Records from a collection
---
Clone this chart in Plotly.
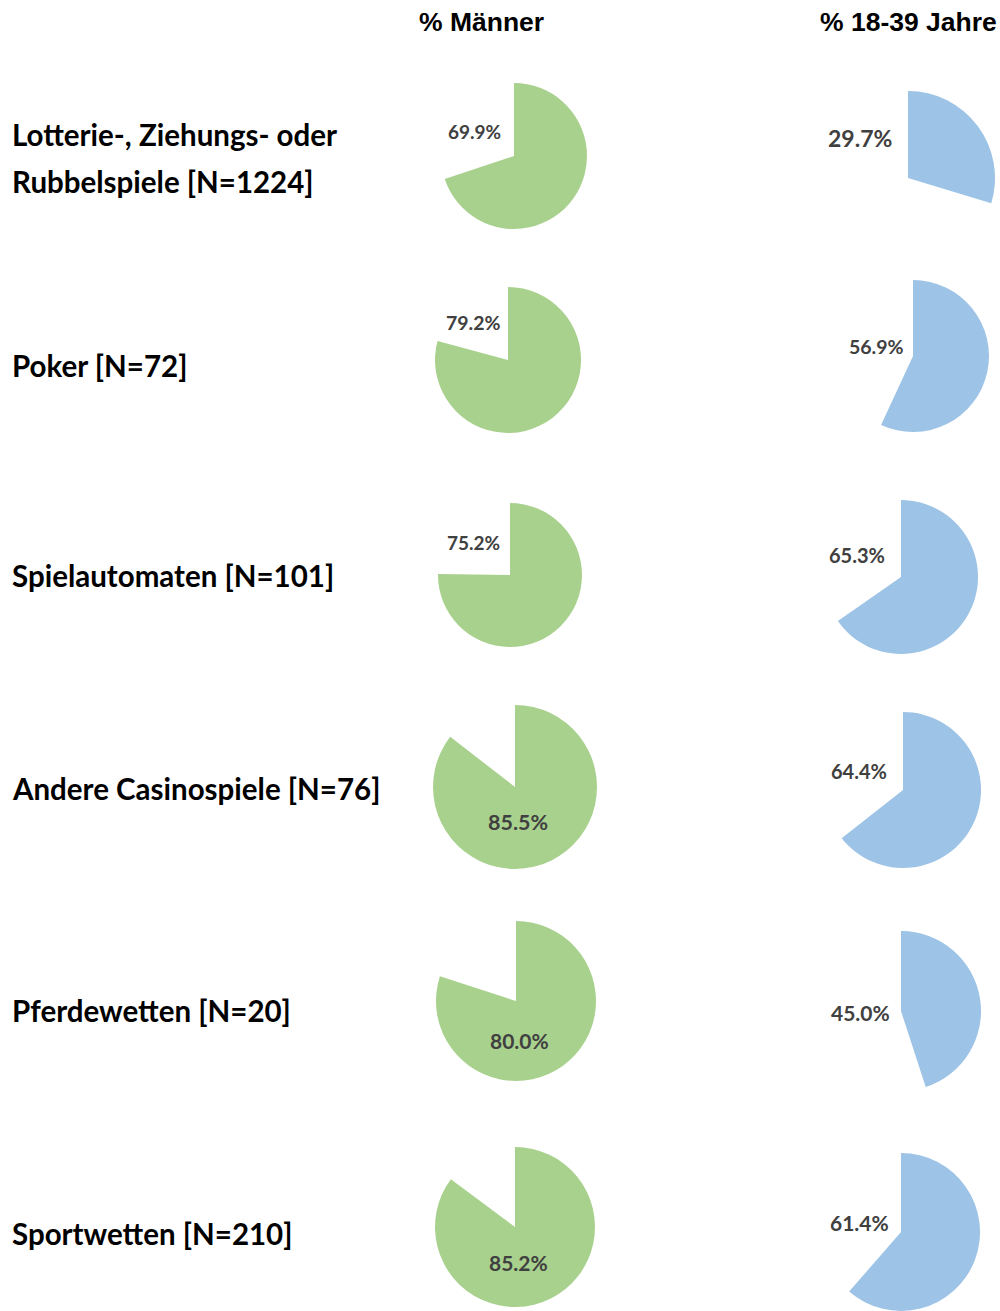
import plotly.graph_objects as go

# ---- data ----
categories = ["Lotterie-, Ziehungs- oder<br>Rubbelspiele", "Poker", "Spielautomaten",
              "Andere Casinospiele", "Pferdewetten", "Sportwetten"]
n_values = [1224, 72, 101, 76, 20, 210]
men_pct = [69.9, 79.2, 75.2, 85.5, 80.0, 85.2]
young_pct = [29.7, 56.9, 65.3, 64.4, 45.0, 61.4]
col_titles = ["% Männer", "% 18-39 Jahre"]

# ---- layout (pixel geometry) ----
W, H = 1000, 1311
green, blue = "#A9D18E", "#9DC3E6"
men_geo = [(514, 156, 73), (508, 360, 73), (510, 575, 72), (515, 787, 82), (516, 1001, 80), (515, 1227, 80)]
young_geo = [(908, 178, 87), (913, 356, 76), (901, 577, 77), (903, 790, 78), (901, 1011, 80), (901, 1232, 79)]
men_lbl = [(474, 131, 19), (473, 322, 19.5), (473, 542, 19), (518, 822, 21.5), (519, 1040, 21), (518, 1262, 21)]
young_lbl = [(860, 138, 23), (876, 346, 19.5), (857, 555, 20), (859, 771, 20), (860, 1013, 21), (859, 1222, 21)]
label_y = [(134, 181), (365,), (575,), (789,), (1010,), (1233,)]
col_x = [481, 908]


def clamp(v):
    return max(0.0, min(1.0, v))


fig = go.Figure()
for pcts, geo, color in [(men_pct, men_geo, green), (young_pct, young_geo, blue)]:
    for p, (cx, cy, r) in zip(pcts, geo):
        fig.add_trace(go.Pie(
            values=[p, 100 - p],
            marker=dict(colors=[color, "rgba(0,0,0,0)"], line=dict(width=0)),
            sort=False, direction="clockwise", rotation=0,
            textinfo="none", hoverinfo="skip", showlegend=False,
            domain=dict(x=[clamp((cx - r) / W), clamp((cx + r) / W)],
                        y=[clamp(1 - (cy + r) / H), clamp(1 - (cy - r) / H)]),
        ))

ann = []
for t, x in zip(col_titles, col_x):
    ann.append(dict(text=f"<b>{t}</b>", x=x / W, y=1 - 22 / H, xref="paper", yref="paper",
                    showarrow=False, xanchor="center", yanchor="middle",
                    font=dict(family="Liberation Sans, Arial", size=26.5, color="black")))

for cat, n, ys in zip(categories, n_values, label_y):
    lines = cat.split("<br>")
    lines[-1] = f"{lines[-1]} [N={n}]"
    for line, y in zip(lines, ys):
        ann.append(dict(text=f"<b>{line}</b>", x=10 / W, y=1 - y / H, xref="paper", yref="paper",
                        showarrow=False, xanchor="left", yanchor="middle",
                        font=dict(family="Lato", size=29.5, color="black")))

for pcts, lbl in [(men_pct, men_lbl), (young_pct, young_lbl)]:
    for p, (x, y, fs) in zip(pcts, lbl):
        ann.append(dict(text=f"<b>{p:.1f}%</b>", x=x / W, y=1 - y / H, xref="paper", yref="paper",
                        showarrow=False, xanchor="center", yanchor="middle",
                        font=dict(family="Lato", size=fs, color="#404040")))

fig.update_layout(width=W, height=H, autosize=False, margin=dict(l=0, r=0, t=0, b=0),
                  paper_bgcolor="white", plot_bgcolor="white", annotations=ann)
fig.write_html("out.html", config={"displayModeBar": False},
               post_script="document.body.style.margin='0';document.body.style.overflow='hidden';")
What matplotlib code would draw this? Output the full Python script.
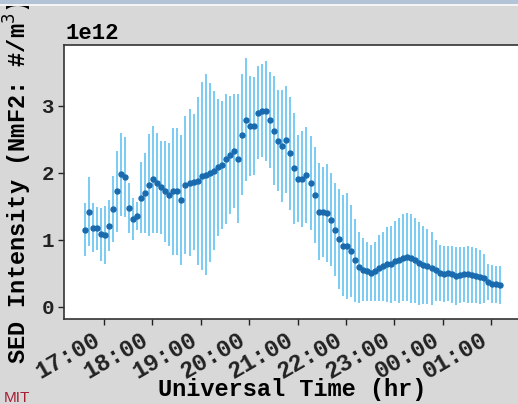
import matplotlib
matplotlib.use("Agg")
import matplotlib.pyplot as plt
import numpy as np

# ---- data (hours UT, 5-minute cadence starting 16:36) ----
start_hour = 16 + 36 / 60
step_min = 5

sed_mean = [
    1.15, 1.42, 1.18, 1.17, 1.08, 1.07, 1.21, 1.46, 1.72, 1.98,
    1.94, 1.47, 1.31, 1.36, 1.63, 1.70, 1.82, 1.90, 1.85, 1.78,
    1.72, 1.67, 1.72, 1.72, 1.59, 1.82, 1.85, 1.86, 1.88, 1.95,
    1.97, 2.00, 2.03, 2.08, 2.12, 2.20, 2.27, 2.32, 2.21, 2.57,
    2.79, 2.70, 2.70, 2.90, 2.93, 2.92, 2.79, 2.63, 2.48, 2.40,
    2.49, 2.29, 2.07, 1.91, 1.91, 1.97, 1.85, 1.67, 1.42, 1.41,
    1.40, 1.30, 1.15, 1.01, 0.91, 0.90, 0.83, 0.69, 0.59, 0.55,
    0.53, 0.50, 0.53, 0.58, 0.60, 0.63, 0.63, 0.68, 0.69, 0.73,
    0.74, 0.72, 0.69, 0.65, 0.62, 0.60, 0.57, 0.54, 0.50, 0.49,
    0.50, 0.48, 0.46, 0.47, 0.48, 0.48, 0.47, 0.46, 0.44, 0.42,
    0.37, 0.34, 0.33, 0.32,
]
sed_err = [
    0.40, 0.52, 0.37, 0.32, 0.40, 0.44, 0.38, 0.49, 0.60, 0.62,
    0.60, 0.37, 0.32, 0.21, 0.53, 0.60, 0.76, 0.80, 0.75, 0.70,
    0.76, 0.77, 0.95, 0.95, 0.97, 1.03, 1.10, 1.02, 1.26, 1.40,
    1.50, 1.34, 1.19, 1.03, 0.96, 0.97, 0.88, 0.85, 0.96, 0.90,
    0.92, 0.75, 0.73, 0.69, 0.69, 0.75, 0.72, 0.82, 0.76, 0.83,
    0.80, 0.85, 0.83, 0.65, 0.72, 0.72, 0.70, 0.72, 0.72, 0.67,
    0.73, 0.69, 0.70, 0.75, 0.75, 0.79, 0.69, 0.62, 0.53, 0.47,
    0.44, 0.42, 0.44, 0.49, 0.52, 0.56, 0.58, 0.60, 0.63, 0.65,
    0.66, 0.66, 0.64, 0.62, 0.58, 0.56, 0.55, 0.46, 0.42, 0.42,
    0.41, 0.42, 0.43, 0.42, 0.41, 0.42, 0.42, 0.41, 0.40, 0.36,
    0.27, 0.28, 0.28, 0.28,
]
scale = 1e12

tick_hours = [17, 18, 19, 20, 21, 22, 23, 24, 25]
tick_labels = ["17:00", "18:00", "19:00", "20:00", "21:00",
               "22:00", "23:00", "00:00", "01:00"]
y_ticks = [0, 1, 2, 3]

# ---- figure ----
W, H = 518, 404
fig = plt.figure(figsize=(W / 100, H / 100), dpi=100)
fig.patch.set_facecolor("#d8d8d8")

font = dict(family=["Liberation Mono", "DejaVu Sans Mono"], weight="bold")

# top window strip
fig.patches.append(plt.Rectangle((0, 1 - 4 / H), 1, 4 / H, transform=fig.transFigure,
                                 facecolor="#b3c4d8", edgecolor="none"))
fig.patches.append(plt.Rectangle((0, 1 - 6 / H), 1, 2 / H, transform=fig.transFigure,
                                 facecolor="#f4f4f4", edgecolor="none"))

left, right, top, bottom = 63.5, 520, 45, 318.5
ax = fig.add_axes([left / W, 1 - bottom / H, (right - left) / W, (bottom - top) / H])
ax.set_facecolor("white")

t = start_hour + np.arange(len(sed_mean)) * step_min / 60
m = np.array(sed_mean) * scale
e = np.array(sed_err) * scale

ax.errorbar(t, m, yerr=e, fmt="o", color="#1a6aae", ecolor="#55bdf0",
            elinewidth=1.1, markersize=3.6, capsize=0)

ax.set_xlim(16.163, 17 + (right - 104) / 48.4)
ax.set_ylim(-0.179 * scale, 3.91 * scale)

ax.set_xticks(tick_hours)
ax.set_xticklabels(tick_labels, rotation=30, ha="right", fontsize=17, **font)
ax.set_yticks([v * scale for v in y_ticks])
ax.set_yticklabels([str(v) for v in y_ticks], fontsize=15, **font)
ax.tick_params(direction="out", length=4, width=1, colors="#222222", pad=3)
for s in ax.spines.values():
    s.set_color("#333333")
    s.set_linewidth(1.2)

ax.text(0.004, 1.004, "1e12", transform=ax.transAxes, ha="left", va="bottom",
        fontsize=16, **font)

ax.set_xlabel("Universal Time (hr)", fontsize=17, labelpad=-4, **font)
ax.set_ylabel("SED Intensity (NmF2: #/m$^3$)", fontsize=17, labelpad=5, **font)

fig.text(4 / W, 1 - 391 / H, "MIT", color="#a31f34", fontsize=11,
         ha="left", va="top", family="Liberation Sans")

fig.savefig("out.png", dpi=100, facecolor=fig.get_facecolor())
---
THE PROBLEM:
List the lines of the entries that include "matplotlib".

COMPLETED TASK:
What matplotlib code would draw this? Output the full Python script.
import matplotlib
matplotlib.use("Agg")
import matplotlib.pyplot as plt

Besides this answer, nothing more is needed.